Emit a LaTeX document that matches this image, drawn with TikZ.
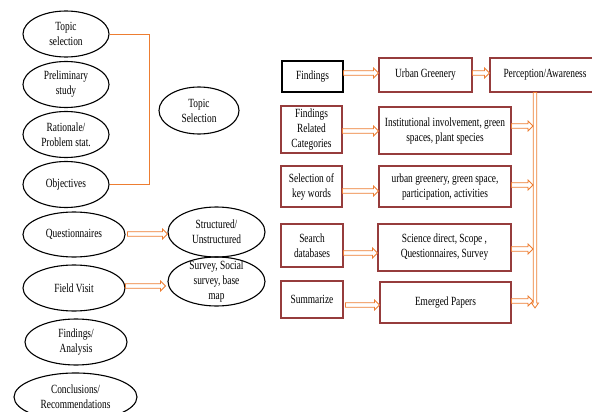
\documentclass[tikz,border=0pt]{standalone}
\usepackage{fontspec}
\setmainfont{Liberation Serif}[FakeStretch=0.75]
\usetikzlibrary{calc,shapes.geometric}
\definecolor{arrorange}{RGB}{237,125,49}
\definecolor{boxred}{RGB}{150,60,60}
\tikzset{
  txt/.style={font=\fontsize{12.5}{15}\selectfont, align=center},
  ell/.style={txt, draw=black, ellipse, line width=1.1pt, inner sep=-6pt},
  box/.style={txt, draw=boxred, rectangle, line width=1.1pt, inner sep=1pt},
  harr/.style={draw=arrorange, fill=white, line width=0.8pt,
    to path={let \p1=(\tikztostart), \p2=(\tikztotarget) in
      (\x1,\y1+2.3pt) -- (\x2-5pt,\y1+2.3pt) -- (\x2-5pt,\y1+5pt) -- (\x2,\y1)
      -- (\x2-5pt,\y1-5pt) -- (\x2-5pt,\y1-2.3pt) -- (\x1,\y1-2.3pt) -- cycle}},
  varr/.style={draw=arrorange, fill=white, line width=0.8pt,
    to path={let \p1=(\tikztostart), \p2=(\tikztotarget) in
      (\x1-1.8pt,\y1) -- (\x1-1.8pt,\y2+5pt) -- (\x1-3.5pt,\y2+5pt) -- (\x1,\y2)
      -- (\x1+3.5pt,\y2+5pt) -- (\x1+1.8pt,\y2+5pt) -- (\x1+1.8pt,\y1) -- cycle}},
  bracket/.style={draw=arrorange, line width=0.8pt}
}
\begin{document}
\begin{tikzpicture}[x=1pt,y=-1pt]
\useasboundingbox (0,0) rectangle (592,412);
\clip (0,0) rectangle (592,412);
% left column ellipses
\node[ell, minimum width=86pt, minimum height=46pt] (ts) at (66,34) {Topic\\selection};
\node[ell, minimum width=86pt, minimum height=46pt] (ps) at (66,84.5) {Preliminary\\study};
\node[ell, minimum width=86pt, minimum height=46pt] (rat) at (66,134.5) {Rationale/\\Problem stat.};
\node[ell, minimum width=86pt, minimum height=46pt] (obj) at (66,184.5) {Objectives};
\node[ell, minimum width=80pt, minimum height=47pt] (tsel) at (199,110.5) {Topic\\Selection};
\node[ell, minimum width=102pt, minimum height=45pt] (quest) at (74,234.5) {Questionnaires};
\node[ell, minimum width=97pt, minimum height=50pt] (struct) at (216.5,232) {Structured/\\Unstructured};
\node[ell, minimum width=102pt, minimum height=46pt] (field) at (74,288) {Field Visit};
\node[ell, minimum width=97pt, minimum height=49pt] (survey) at (216.5,281.5) {Survey, Social\\survey, base\\map};
\node[ell, minimum width=102pt, minimum height=46pt] (fa) at (76,342) {Findings/\\Analysis};
\node[ell, minimum width=123pt, minimum height=48pt] (concl) at (75.5,397) {Conclusions/\\Recommendations};
% bracket
\draw[bracket] (ts.east) -- ++(40,0) |- (obj.east);
% ellipse arrows
\draw[harr] ([xshift=2pt,yshift=0.5pt]quest.east) to (struct.west);
\draw[harr] ([yshift=2pt]field.east) to ([xshift=-2pt]survey.west);
% right boxes
\node[box, draw=black, minimum width=61pt, minimum height=31pt] (find) at (312.5,76.5) {Findings};
\node[box, minimum width=93pt, minimum height=34pt] (ug) at (425.5,75) {Urban Greenery};
\node[box, minimum width=110pt, minimum height=34pt] (perc) at (545,75) {Perception/Awareness};
\node[box, minimum width=61pt, minimum height=47pt] (frc) at (311.5,129.5) {Findings\\Related\\Categories};
\node[box, minimum width=132pt, minimum height=47pt] (inst) at (445,130.5) {Institutional involvement, green\\spaces, plant species};
\node[box, minimum width=61pt, minimum height=41pt] (sel) at (311.5,186.5) {Selection of\\key words};
\node[box, minimum width=132pt, minimum height=41pt] (ugr) at (445,186.5) {urban greenery, green space,\\participation, activities};
\node[box, minimum width=62pt, minimum height=43pt] (search) at (312,245.5) {Search\\databases};
\node[box, minimum width=133pt, minimum height=47pt] (sci) at (444.5,247.5) {Science direct, Scope ,\\Questionnaires, Survey};
\node[box, minimum width=62pt, minimum height=37pt] (summ) at (312,299.5) {Summarize};
\node[box, minimum width=131pt, minimum height=41pt] (emer) at (445.5,302.5) {Emerged Papers};
\coordinate (vin) at (533,0);
\coordinate (vbot) at (535,308);
% box arrows
\draw[harr] ([yshift=3.5pt]find.east) to (ug.west);
\draw[harr] ([yshift=2pt]ug.east) to (perc.west);
\draw[harr] ([yshift=-1.5pt]frc.east) to (inst.west);
\draw[harr] ([yshift=-4.5pt]sel.east) to (ugr.west);
\draw[harr] ([yshift=-7.5pt]search.east) to (sci.west);
\draw[harr] ([xshift=2pt,yshift=-5.5pt]summ.east) to (emer.west);
\draw[varr] ([xshift=-10pt]perc.south) to (vbot);
\draw[harr] ([yshift=4.5pt]inst.east) to (inst.east -| vin);
\draw[harr] ([yshift=1.5pt]ugr.east) to (ugr.east -| vin);
\draw[harr] ([yshift=-1.5pt]sci.east) to (sci.east -| vin);
\draw[harr] ([yshift=1.5pt]emer.east) to (emer.east -| vin);
\end{tikzpicture}
\end{document}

-*-

§ **Task statement**
Print the complete listing exactly as it stands, without its pictures.

§ **Expected answer**
Emit a LaTeX document that matches this image, drawn with TikZ.
\documentclass[tikz,border=0pt]{standalone}
\usepackage{fontspec}
\setmainfont{Liberation Serif}[FakeStretch=0.75]
\usetikzlibrary{calc,shapes.geometric}
\definecolor{arrorange}{RGB}{237,125,49}
\definecolor{boxred}{RGB}{150,60,60}
\tikzset{
  txt/.style={font=\fontsize{12.5}{15}\selectfont, align=center},
  ell/.style={txt, draw=black, ellipse, line width=1.1pt, inner sep=-6pt},
  box/.style={txt, draw=boxred, rectangle, line width=1.1pt, inner sep=1pt},
  harr/.style={draw=arrorange, fill=white, line width=0.8pt,
    to path={let \p1=(\tikztostart), \p2=(\tikztotarget) in
      (\x1,\y1+2.3pt) -- (\x2-5pt,\y1+2.3pt) -- (\x2-5pt,\y1+5pt) -- (\x2,\y1)
      -- (\x2-5pt,\y1-5pt) -- (\x2-5pt,\y1-2.3pt) -- (\x1,\y1-2.3pt) -- cycle}},
  varr/.style={draw=arrorange, fill=white, line width=0.8pt,
    to path={let \p1=(\tikztostart), \p2=(\tikztotarget) in
      (\x1-1.8pt,\y1) -- (\x1-1.8pt,\y2+5pt) -- (\x1-3.5pt,\y2+5pt) -- (\x1,\y2)
      -- (\x1+3.5pt,\y2+5pt) -- (\x1+1.8pt,\y2+5pt) -- (\x1+1.8pt,\y1) -- cycle}},
  bracket/.style={draw=arrorange, line width=0.8pt}
}
\begin{document}
\begin{tikzpicture}[x=1pt,y=-1pt]
\useasboundingbox (0,0) rectangle (592,412);
\clip (0,0) rectangle (592,412);
% left column ellipses
\node[ell, minimum width=86pt, minimum height=46pt] (ts) at (66,34) {Topic\\selection};
\node[ell, minimum width=86pt, minimum height=46pt] (ps) at (66,84.5) {Preliminary\\study};
\node[ell, minimum width=86pt, minimum height=46pt] (rat) at (66,134.5) {Rationale/\\Problem stat.};
\node[ell, minimum width=86pt, minimum height=46pt] (obj) at (66,184.5) {Objectives};
\node[ell, minimum width=80pt, minimum height=47pt] (tsel) at (199,110.5) {Topic\\Selection};
\node[ell, minimum width=102pt, minimum height=45pt] (quest) at (74,234.5) {Questionnaires};
\node[ell, minimum width=97pt, minimum height=50pt] (struct) at (216.5,232) {Structured/\\Unstructured};
\node[ell, minimum width=102pt, minimum height=46pt] (field) at (74,288) {Field Visit};
\node[ell, minimum width=97pt, minimum height=49pt] (survey) at (216.5,281.5) {Survey, Social\\survey, base\\map};
\node[ell, minimum width=102pt, minimum height=46pt] (fa) at (76,342) {Findings/\\Analysis};
\node[ell, minimum width=123pt, minimum height=48pt] (concl) at (75.5,397) {Conclusions/\\Recommendations};
% bracket
\draw[bracket] (ts.east) -- ++(40,0) |- (obj.east);
% ellipse arrows
\draw[harr] ([xshift=2pt,yshift=0.5pt]quest.east) to (struct.west);
\draw[harr] ([yshift=2pt]field.east) to ([xshift=-2pt]survey.west);
% right boxes
\node[box, draw=black, minimum width=61pt, minimum height=31pt] (find) at (312.5,76.5) {Findings};
\node[box, minimum width=93pt, minimum height=34pt] (ug) at (425.5,75) {Urban Greenery};
\node[box, minimum width=110pt, minimum height=34pt] (perc) at (545,75) {Perception/Awareness};
\node[box, minimum width=61pt, minimum height=47pt] (frc) at (311.5,129.5) {Findings\\Related\\Categories};
\node[box, minimum width=132pt, minimum height=47pt] (inst) at (445,130.5) {Institutional involvement, green\\spaces, plant species};
\node[box, minimum width=61pt, minimum height=41pt] (sel) at (311.5,186.5) {Selection of\\key words};
\node[box, minimum width=132pt, minimum height=41pt] (ugr) at (445,186.5) {urban greenery, green space,\\participation, activities};
\node[box, minimum width=62pt, minimum height=43pt] (search) at (312,245.5) {Search\\databases};
\node[box, minimum width=133pt, minimum height=47pt] (sci) at (444.5,247.5) {Science direct, Scope ,\\Questionnaires, Survey};
\node[box, minimum width=62pt, minimum height=37pt] (summ) at (312,299.5) {Summarize};
\node[box, minimum width=131pt, minimum height=41pt] (emer) at (445.5,302.5) {Emerged Papers};
\coordinate (vin) at (533,0);
\coordinate (vbot) at (535,308);
% box arrows
\draw[harr] ([yshift=3.5pt]find.east) to (ug.west);
\draw[harr] ([yshift=2pt]ug.east) to (perc.west);
\draw[harr] ([yshift=-1.5pt]frc.east) to (inst.west);
\draw[harr] ([yshift=-4.5pt]sel.east) to (ugr.west);
\draw[harr] ([yshift=-7.5pt]search.east) to (sci.west);
\draw[harr] ([xshift=2pt,yshift=-5.5pt]summ.east) to (emer.west);
\draw[varr] ([xshift=-10pt]perc.south) to (vbot);
\draw[harr] ([yshift=4.5pt]inst.east) to (inst.east -| vin);
\draw[harr] ([yshift=1.5pt]ugr.east) to (ugr.east -| vin);
\draw[harr] ([yshift=-1.5pt]sci.east) to (sci.east -| vin);
\draw[harr] ([yshift=1.5pt]emer.east) to (emer.east -| vin);
\end{tikzpicture}
\end{document}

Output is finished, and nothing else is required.